===== DATA SECTION =====

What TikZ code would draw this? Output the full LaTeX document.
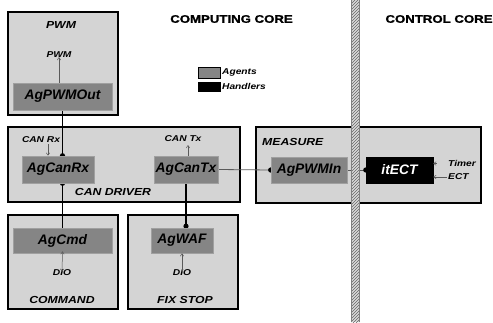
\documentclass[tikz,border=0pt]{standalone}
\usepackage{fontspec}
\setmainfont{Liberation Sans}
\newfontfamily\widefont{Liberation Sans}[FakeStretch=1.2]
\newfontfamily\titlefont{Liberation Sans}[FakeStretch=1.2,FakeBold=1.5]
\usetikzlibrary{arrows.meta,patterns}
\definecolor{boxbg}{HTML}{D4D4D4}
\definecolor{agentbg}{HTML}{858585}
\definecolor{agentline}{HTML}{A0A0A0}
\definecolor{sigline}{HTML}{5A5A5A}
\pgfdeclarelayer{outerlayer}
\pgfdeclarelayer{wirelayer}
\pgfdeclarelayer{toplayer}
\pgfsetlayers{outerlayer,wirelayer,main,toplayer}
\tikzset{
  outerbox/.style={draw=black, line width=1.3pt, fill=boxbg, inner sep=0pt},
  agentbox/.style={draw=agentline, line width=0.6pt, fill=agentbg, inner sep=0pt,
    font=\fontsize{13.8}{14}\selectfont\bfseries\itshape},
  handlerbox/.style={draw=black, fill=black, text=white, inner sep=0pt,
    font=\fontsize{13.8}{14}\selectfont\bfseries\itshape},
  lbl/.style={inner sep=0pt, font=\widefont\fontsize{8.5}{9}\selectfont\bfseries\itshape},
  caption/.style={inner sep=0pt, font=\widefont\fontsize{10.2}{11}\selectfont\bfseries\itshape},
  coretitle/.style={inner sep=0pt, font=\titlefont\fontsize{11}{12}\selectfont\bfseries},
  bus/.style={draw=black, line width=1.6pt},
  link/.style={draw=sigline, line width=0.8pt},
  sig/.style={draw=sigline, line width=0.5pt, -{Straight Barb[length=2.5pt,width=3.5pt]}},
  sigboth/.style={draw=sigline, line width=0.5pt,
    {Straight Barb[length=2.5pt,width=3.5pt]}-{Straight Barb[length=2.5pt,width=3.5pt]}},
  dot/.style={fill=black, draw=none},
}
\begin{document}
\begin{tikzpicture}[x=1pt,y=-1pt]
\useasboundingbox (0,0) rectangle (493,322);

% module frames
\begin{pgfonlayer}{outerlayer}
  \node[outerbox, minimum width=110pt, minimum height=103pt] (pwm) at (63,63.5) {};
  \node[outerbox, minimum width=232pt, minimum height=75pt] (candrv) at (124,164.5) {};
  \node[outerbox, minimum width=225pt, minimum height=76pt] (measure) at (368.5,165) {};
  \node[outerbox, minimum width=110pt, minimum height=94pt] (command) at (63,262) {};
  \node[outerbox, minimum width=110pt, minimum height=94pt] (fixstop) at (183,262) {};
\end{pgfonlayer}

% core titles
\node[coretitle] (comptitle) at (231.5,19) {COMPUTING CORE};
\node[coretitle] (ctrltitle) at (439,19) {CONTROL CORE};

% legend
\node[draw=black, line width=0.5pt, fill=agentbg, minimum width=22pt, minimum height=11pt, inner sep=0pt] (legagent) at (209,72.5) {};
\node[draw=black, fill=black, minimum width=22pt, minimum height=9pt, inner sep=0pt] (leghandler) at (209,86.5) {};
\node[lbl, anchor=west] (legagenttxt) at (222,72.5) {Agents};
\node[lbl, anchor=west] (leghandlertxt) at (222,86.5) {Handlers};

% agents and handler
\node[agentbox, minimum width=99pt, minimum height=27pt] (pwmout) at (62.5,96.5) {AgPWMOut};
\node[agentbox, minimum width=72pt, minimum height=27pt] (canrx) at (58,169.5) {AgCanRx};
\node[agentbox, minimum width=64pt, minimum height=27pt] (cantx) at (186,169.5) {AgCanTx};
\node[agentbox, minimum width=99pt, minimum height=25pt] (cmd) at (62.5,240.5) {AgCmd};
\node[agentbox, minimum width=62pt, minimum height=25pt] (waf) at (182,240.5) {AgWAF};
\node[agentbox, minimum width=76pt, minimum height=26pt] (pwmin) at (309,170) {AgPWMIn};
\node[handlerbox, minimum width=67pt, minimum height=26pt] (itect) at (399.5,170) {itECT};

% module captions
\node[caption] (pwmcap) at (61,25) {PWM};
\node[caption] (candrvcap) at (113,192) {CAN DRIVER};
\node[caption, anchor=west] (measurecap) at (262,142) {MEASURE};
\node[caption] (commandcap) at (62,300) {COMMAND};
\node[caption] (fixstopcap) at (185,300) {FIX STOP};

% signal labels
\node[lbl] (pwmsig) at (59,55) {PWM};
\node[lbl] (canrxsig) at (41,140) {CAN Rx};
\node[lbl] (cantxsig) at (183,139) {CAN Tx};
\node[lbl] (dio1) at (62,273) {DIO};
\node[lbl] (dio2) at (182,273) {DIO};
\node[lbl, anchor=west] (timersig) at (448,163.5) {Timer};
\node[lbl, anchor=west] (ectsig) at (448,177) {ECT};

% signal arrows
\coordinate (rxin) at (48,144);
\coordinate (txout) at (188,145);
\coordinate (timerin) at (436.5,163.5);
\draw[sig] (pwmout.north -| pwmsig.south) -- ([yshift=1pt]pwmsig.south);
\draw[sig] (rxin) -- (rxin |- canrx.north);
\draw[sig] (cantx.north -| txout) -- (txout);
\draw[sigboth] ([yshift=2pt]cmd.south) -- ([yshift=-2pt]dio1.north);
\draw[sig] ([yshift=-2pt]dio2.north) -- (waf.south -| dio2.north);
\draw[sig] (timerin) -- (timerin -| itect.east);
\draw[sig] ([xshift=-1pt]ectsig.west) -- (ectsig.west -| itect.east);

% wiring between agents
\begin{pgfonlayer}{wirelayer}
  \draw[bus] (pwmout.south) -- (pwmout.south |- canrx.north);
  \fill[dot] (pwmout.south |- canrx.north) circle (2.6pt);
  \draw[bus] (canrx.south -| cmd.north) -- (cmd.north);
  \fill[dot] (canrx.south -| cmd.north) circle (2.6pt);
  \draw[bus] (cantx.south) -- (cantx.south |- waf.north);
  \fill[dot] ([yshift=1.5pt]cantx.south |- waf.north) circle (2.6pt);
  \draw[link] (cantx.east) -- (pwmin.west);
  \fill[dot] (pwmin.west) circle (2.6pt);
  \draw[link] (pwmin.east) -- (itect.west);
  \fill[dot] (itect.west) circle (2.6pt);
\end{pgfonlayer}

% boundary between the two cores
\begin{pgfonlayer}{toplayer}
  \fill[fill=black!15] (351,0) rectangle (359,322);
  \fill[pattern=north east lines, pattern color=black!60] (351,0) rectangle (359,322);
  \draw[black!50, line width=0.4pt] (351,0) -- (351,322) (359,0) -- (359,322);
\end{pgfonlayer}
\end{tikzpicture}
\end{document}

=====
===== DATA SECTION =====

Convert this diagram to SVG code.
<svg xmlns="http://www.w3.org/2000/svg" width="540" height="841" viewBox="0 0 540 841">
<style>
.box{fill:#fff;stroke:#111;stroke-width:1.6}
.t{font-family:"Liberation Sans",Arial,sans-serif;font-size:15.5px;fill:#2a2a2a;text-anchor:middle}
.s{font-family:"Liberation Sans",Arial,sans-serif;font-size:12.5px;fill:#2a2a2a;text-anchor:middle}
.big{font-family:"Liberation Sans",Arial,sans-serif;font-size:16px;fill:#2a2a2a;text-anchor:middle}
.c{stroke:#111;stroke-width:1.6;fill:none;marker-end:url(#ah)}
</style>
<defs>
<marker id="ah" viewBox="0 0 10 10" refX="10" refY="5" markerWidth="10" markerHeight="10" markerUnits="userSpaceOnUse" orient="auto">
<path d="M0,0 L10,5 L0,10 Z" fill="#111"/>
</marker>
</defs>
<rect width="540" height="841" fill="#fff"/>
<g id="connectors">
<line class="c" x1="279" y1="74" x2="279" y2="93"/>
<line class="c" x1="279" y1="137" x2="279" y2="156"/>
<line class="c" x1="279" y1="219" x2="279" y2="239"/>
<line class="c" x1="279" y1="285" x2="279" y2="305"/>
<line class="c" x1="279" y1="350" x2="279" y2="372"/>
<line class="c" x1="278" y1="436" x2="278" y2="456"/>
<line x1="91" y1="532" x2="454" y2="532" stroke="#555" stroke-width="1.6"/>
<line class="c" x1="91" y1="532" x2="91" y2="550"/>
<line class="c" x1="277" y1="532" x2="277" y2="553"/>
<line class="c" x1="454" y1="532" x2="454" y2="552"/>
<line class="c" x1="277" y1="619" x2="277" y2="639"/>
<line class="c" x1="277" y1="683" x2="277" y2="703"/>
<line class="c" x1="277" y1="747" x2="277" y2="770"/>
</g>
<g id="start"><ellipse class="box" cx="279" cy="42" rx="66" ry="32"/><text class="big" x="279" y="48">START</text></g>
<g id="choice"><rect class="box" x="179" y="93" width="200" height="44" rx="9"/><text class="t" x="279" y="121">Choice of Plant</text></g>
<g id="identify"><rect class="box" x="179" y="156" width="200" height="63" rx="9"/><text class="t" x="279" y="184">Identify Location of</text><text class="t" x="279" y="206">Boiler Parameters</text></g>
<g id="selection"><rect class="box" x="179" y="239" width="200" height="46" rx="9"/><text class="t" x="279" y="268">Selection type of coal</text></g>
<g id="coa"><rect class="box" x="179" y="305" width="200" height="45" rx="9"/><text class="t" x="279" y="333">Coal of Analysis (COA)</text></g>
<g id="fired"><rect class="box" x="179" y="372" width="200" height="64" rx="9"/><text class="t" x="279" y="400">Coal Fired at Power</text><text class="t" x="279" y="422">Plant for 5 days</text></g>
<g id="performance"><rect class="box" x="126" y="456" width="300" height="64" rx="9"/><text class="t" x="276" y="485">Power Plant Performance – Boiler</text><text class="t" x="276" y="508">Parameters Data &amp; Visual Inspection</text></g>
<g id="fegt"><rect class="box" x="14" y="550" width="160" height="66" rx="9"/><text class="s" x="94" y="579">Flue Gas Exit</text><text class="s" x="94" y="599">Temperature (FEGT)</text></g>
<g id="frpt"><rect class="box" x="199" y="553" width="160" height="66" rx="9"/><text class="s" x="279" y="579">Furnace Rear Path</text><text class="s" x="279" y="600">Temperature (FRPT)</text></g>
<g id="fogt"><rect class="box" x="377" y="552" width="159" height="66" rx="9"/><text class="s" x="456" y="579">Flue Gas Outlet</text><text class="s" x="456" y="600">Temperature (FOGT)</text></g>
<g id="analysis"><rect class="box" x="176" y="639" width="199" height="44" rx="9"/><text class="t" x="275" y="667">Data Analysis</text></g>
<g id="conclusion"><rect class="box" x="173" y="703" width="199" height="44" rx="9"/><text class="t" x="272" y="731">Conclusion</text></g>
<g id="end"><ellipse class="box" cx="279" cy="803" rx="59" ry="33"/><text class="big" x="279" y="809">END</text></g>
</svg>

=====

[TASK TO COMPLETE]
Pick each line holding the word "code" out of the listing.

[OUTPUT FOR THIS EXERCISE]
What TikZ code would draw this? Output the full LaTeX document.
Convert this diagram to SVG code.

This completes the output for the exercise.